The nature of this “bug” is the lack of an exception. How much code exists out there where someone queries a record, writes a field, and then inadvertently reads an unqueried field? Especially considering that this behavior may have existed from the earliest days of Apex? I’m afraid to even ask – the number could be enormous.
Sure, they would version this fix. But then you’ll have a new version of Apex where an exception might be thrown that wasn’t thrown before. Everyone will have to test their code. Unit tests will help, but only for those who have good unit tests, and even then, there can easily exist code paths where the bug was missed – which could lead to the sudden appearance of intermittent and occasional exceptions in code that is currently working for anyone who wants to upgrade their code to a new API version.
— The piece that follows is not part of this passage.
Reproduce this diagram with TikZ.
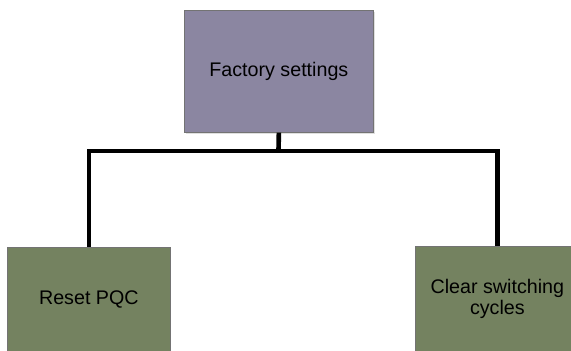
\documentclass[tikz,border=0pt]{standalone}
\usepackage{fontspec}
\setmainfont{Liberation Sans}
\usetikzlibrary{shadows}

\definecolor{topfill}{HTML}{8B86A1}
\definecolor{leaffill}{HTML}{748260}

\tikzset{
  box/.style={draw=black!55, line width=0.5pt, anchor=north west, inner sep=2pt,
    font=\fontsize{14}{14.5}\selectfont, align=center},
  link/.style={line width=3.3pt}
}

\begin{document}
\begin{tikzpicture}[x=0.025cm,y=-0.025cm]
  \useasboundingbox (0,0) rectangle (571,350);
  \clip (0,0) rectangle (571,350);
  \node[box, fill=topfill, minimum width=189*0.025cm, minimum height=122*0.025cm,
    drop shadow={opacity=0.25, shadow xshift=1pt, shadow yshift=-1.5pt}]
    (top) at (184,10) {Factory settings};
  \node[box, fill=leaffill, minimum width=163*0.025cm, minimum height=104*0.025cm]
    (reset) at (7,247) {Reset PQC};
  \node[box, fill=leaffill, minimum width=164*0.025cm, minimum height=105*0.025cm]
    (clear) at (415,246) {Clear switching\\cycles};
  \coordinate (split) at (278.5,151);
  \draw[link] (top.south) -- (split);
  \draw[link] (split) -| (reset.north);
  \draw[link] (split) -| (clear.north);
\end{tikzpicture}
\end{document}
For some orgs this could present a costly and risky obstacle to upgrading to a new API version – at exactly the time where the new Apex compiler promises to bring new enhancements to the language.
So yes, it may be a bug, but this may be a bug where the cure costs more than it’s worth. In which case, there’s only one thing left to do – turn it into a feature and document it.
Whichever approach they choose, this has been a fascinating case – I hope you found it as interesting as I did. And please spread the word – this behavior is something every Apex developer should know about and consider both at design time and when creating unit tests and QA plans.